▶ _Dataset content_

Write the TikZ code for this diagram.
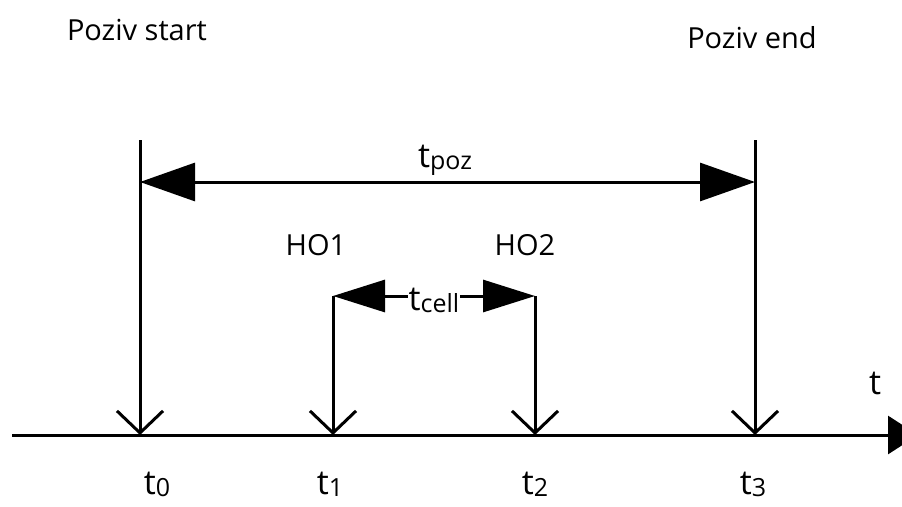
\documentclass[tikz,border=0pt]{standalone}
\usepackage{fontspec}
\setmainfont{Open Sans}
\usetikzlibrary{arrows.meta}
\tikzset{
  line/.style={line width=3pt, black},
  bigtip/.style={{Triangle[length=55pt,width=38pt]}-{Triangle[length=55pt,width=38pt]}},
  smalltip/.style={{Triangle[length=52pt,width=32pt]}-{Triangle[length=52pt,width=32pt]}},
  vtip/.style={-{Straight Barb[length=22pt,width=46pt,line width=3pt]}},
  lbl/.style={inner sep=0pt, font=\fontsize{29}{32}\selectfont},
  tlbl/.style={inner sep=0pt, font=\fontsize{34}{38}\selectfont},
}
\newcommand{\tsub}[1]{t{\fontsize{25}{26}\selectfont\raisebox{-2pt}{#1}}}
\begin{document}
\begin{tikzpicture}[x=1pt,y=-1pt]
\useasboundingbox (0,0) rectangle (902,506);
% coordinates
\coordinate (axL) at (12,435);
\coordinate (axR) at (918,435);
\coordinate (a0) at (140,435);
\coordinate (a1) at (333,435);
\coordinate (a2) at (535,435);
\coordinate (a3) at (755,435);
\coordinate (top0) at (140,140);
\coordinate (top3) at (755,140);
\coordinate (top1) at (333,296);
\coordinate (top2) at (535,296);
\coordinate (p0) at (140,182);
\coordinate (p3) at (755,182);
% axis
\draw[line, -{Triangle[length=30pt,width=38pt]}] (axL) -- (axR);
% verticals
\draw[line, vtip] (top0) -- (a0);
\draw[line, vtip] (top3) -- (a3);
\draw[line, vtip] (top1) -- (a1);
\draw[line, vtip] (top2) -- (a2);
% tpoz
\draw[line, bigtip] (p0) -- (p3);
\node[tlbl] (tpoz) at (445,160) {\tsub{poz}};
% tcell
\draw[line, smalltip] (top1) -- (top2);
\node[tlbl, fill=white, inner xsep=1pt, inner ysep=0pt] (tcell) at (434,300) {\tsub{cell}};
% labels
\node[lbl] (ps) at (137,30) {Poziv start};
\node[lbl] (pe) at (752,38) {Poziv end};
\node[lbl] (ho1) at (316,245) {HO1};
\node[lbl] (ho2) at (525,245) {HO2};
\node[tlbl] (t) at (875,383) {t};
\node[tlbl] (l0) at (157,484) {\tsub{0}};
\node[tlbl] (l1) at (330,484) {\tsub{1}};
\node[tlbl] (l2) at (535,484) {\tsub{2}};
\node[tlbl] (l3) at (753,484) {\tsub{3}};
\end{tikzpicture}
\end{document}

▶ _Written request_
All of the data above should be transcribed verbatim, with pictures omitted.

▶ _Answer for the task_
Write the TikZ code for this diagram.
\documentclass[tikz,border=0pt]{standalone}
\usepackage{fontspec}
\setmainfont{Open Sans}
\usetikzlibrary{arrows.meta}
\tikzset{
  line/.style={line width=3pt, black},
  bigtip/.style={{Triangle[length=55pt,width=38pt]}-{Triangle[length=55pt,width=38pt]}},
  smalltip/.style={{Triangle[length=52pt,width=32pt]}-{Triangle[length=52pt,width=32pt]}},
  vtip/.style={-{Straight Barb[length=22pt,width=46pt,line width=3pt]}},
  lbl/.style={inner sep=0pt, font=\fontsize{29}{32}\selectfont},
  tlbl/.style={inner sep=0pt, font=\fontsize{34}{38}\selectfont},
}
\newcommand{\tsub}[1]{t{\fontsize{25}{26}\selectfont\raisebox{-2pt}{#1}}}
\begin{document}
\begin{tikzpicture}[x=1pt,y=-1pt]
\useasboundingbox (0,0) rectangle (902,506);
% coordinates
\coordinate (axL) at (12,435);
\coordinate (axR) at (918,435);
\coordinate (a0) at (140,435);
\coordinate (a1) at (333,435);
\coordinate (a2) at (535,435);
\coordinate (a3) at (755,435);
\coordinate (top0) at (140,140);
\coordinate (top3) at (755,140);
\coordinate (top1) at (333,296);
\coordinate (top2) at (535,296);
\coordinate (p0) at (140,182);
\coordinate (p3) at (755,182);
% axis
\draw[line, -{Triangle[length=30pt,width=38pt]}] (axL) -- (axR);
% verticals
\draw[line, vtip] (top0) -- (a0);
\draw[line, vtip] (top3) -- (a3);
\draw[line, vtip] (top1) -- (a1);
\draw[line, vtip] (top2) -- (a2);
% tpoz
\draw[line, bigtip] (p0) -- (p3);
\node[tlbl] (tpoz) at (445,160) {\tsub{poz}};
% tcell
\draw[line, smalltip] (top1) -- (top2);
\node[tlbl, fill=white, inner xsep=1pt, inner ysep=0pt] (tcell) at (434,300) {\tsub{cell}};
% labels
\node[lbl] (ps) at (137,30) {Poziv start};
\node[lbl] (pe) at (752,38) {Poziv end};
\node[lbl] (ho1) at (316,245) {HO1};
\node[lbl] (ho2) at (525,245) {HO2};
\node[tlbl] (t) at (875,383) {t};
\node[tlbl] (l0) at (157,484) {\tsub{0}};
\node[tlbl] (l1) at (330,484) {\tsub{1}};
\node[tlbl] (l2) at (535,484) {\tsub{2}};
\node[tlbl] (l3) at (753,484) {\tsub{3}};
\end{tikzpicture}
\end{document}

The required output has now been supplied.